Not satisfied with the English language to convey this complex sentiment, we reached deep into our cultural roots (well, two-thirds of our cultural roots) to offer you the Hindi concept of Josh
, which can loosely be defined as “passion, zeal, enthusiasm, fervor, incandescence, life.” Josh
permeates every successful transformation journey, digital or otherwise.
At this point, you may be consciously or unconsciously trying to define Josh
using concepts you already know, like “employee engagement.” This has become a popular term among business experts over the past few years. Studies have shown that engaged employees have a direct relation to business success, and there is a load of content by various authors that offer advice and guidance about how to improve engagement. We absolutely agree that employee engagement is essential to a business in general and digital transformation specifically. And we absolutely agree that “employee engagement” is not a synonym for Josh
. Rather, it is a prerequisite. Josh
is not experienced by disengaged or unmotivated employees. Engagement is the soil in which Josh
sprouts. As a leader, it is not sufficient to implement strategies that improve employee engagement to foster Josh
. You must go beyond those strategies to create an environment in which Josh
can appear and be encouraged. We will talk about how to make that happen throughout this book.

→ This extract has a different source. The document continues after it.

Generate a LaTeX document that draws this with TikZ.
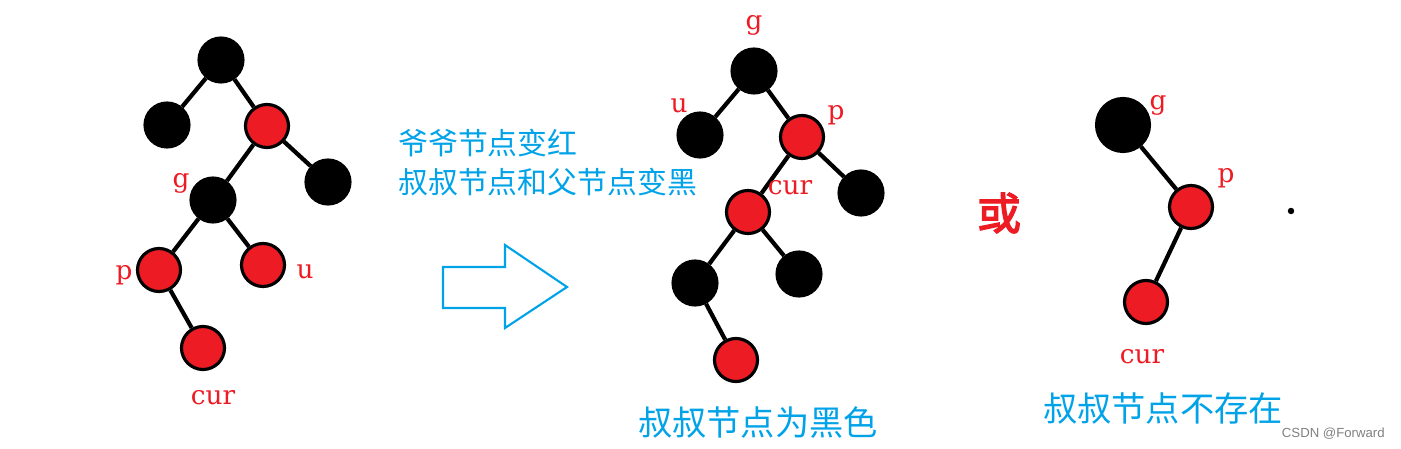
\documentclass[tikz,border=0pt]{standalone}
\usepackage{fontspec}
\usepackage{xcolor}
\setsansfont{Liberation Sans}
\newfontfamily\cjk[AutoFakeBold=3]{Noto Sans CJK SC}
\newfontfamily\lblfont{DejaVu Serif}
\usetikzlibrary{positioning}
\definecolor{nodered}{RGB}{237,28,36}
\definecolor{hintblue}{RGB}{0,162,232}

\begin{document}
\begin{tikzpicture}[
  x=0.02cm, y=-0.02cm,
  blk/.style={circle, draw, fill=black, line width=1.2pt,
              minimum size=0.9cm, inner sep=0pt},
  rd/.style={circle, draw, fill=nodered, line width=1.8pt,
             minimum size=0.86cm, inner sep=0pt},
  lbl/.style={text=nodered, font=\lblfont\fontsize{15}{15}\selectfont, inner sep=0pt},
  link/.style={line width=2.4pt},
  hint/.style={text=hintblue, font=\cjk\fontsize{17}{17}\selectfont,
               inner sep=0pt, anchor=west},
  caption/.style={text=hintblue, font=\cjk\fontsize{19.5}{20}\selectfont,
                  inner sep=0pt},
]
\useasboundingbox (0,0) rectangle (1401,449);

% before: g black, p and u red
\node[blk] (a1) at (221,60)  {};
\node[blk] (a2) at (167,125) {};
\node[rd]  (a3) at (267,126) {};
\node[blk] (a4) at (328,182) {};
\node[blk] (ag) at (213,200) {};
\node[rd]  (ap) at (159,270) {};
\node[rd]  (au) at (263,265) {};
\node[rd]  (ac) at (203,348) {};
\draw[link] (a1)--(a2);  \draw[link] (a1)--(a3);
\draw[link] (a3)--(a4);  \draw[link] (a3)--(ag);
\draw[link] (ag)--(ap);  \draw[link] (ag)--(au);
\draw[link] (ap)--(ac);
\node[lbl] (agl) at (181,183) {g};
\node[lbl] (apl) at (124,275) {p};
\node[lbl] (aul) at (305,272) {u};
\node[lbl] (acl) at (213,398) {cur};

% what happens
\node[hint] (h1) at (398,143) {爷爷节点变红};
\node[hint] (h2) at (398,182) {叔叔节点和父节点变黑};
\draw[hintblue, line width=1.2pt] (443,267) -- (505,267) -- (505,245)
  -- (567,287) -- (505,328) -- (505,308) -- (443,308) -- cycle;

% uncle black
\node[blk] (bg)  at (754,71)  {};
\node[blk] (bu)  at (700,135) {};
\node[rd]  (bp)  at (802,137) {};
\node[blk] (b1)  at (861,193) {};
\node[rd]  (bc)  at (748,212) {};
\node[blk] (b2)  at (695,283) {};
\node[blk] (b3)  at (799,274) {};
\node[rd]  (b4)  at (736,360) {};
\draw[link] (bg)--(bu);  \draw[link] (bg)--(bp);
\draw[link] (bp)--(b1);  \draw[link] (bp)--(bc);
\draw[link] (bc)--(b2);  \draw[link] (bc)--(b3);
\draw[link] (b2)--(b4);
\node[lbl] (bgl) at (754,25)  {g};
\node[lbl] (bul) at (679,106) {u};
\node[lbl] (bpl) at (836,115) {p};
\node[lbl] (bcl) at (790,188) {cur};
\node[caption] (bt) at (758,422) {叔叔节点为黑色};

\node[text=nodered, font=\cjk\bfseries\fontsize{25}{25}\selectfont,
      inner sep=0pt] (or) at (999,213) {或};

% uncle missing
\node[blk, minimum size=1.08cm] (cg) at (1123,125) {};
\node[rd] (cp) at (1191,207) {};
\node[rd] (cc) at (1146,302) {};
\draw[link] (cg)--(cp);  \draw[link] (cp)--(cc);
\node[lbl] (cgl) at (1158,105) {g};
\node[lbl] (cpl) at (1226,178) {p};
\node[lbl] (ccl) at (1142,357) {cur};
\node[caption] (ct) at (1163,408) {叔叔节点不存在};
\node[circle, fill, inner sep=1.3pt] (dot) at (1291,211) {};

\node[text=gray, font=\sffamily\fontsize{7.5}{8}\selectfont, anchor=east,
      inner sep=0pt] (mark) at (1385,434) {CSDN @Forward};
\end{tikzpicture}
\end{document}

Before we move on, there is one more ingredient we need to discuss. It is so important that it is the book’s title. Chaos is a natural and predictable state in any transformation journey. It can be expressed individually, within teams and departments, or widely across an enterprise. Leaders know this, and it can be reflexive to try to anticipate and control chaos through advanced planning and what-if scenarios. Chaos can be perceived as detrimental to the success of a transformation initiative, a timewaster, something that can interfere with the plan and negatively impact the outcomes. It is considered a by-product of the uncertainty that characterizes the changes brought about by transformation. Many leaders think the right approach is to make things as certain as possible for all stakeholders. By doing this, they believe that chaos will be minimized and the initiative will benefit from it.
The truth is the exact opposite. We have participated in numerous transformation efforts, and we know up close and personal that chaos is necessary. Expressed more accurately, chaos by design
is necessary. Rather than trying to minimize chaos, an effective transformation leader uses it productively, channeling it to fuel innovation and results. Rather than attempting to squelch uncertainty, such a leader helps employees—and the company at large—to thrive in uncertain environments. They welcome new voices to the table, knowing that a diversity of viewpoints can be chaotic in constructive ways. They emphasize adaptability, reliance on intuition, the ability to tolerate paradox, and entrepreneurial creativity to foster an agile workforce able to flourish in the presence of uncertainty and chaos.
This whole book is steeped in chaos by design, particularly as it relates to digital transformation and its impact on user experience. So, strap in, prepare yourself for new ways to think about and approach your work, and let’s get started.